= Hélène De Kovachich =

Hélène De Kovachich is a Canadian lawyer, mediator, and former administrative judge known for her extensive work in alternative dispute resolution (ADR).

== Education ==
De Kovachich graduated from the University of Montreal with a degree in law. She began her career practicing tax law in both private and governmental sectors.

== Career ==
De Kovachich founded Groupe Option Médiation, focusing on civil, commercial, workplace and corporate mediation. She co-authored the “Guide pratique de la médiation”, a reference work in mediation training and practice. Her ADR practice extended to countries including the United States, United Kingdom, France, Mali, Mexico, Cambodia, Morocco, and Haiti. She played a significant role in the adoption of Canada's uniform law on international commercial mediation, influenced by UNCITRAL principles.

As president of the ADR section of the Canadian Bar Association and a founding member of Médiation sans frontières, she contributed to the development and implementation of dispute resolution conferences in judicial and administrative tribunals and to the training of judges in judicial mediation in Quebec, Canada, and internationally.
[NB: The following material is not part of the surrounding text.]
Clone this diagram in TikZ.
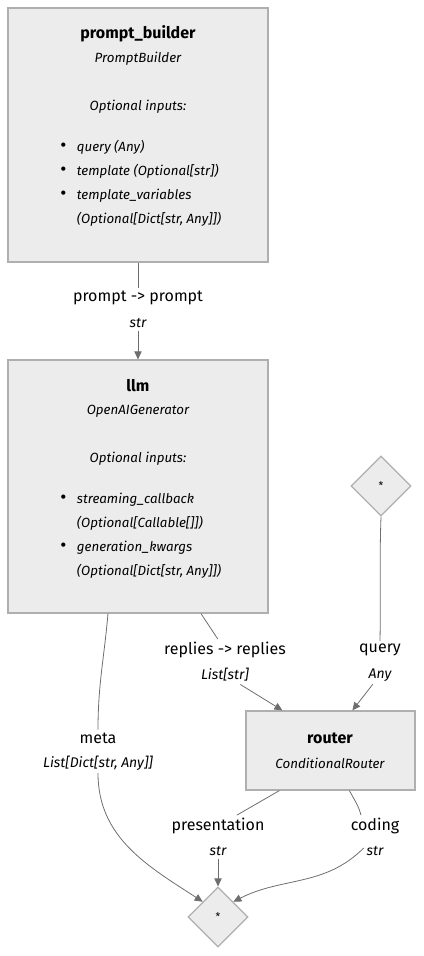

De Kovachich was appointed to the Tribunal administratif du Québec (TAQ). She served as president and chief judge of the TAQ, presiding over more than 1,000 mediations in various fields, including construction, expropriation, taxation, social affairs, and estates. She also intervened with the Autorité des marchés financiers and in preventive mediation. She was seconded by government decree to the Faculty of Law at the University of Montreal to establish and lead a mediation clinic. The clinic aims to promote access to justice and train students in mediation practices. She has been involved in implementing transitional justice systems in countries affected by conflicts and environmental disasters, notably in Haiti and Mali. She is a Distinguished Fellow of the International Academy of Mediators and has participated in numerous conferences and training sessions on ADR processes.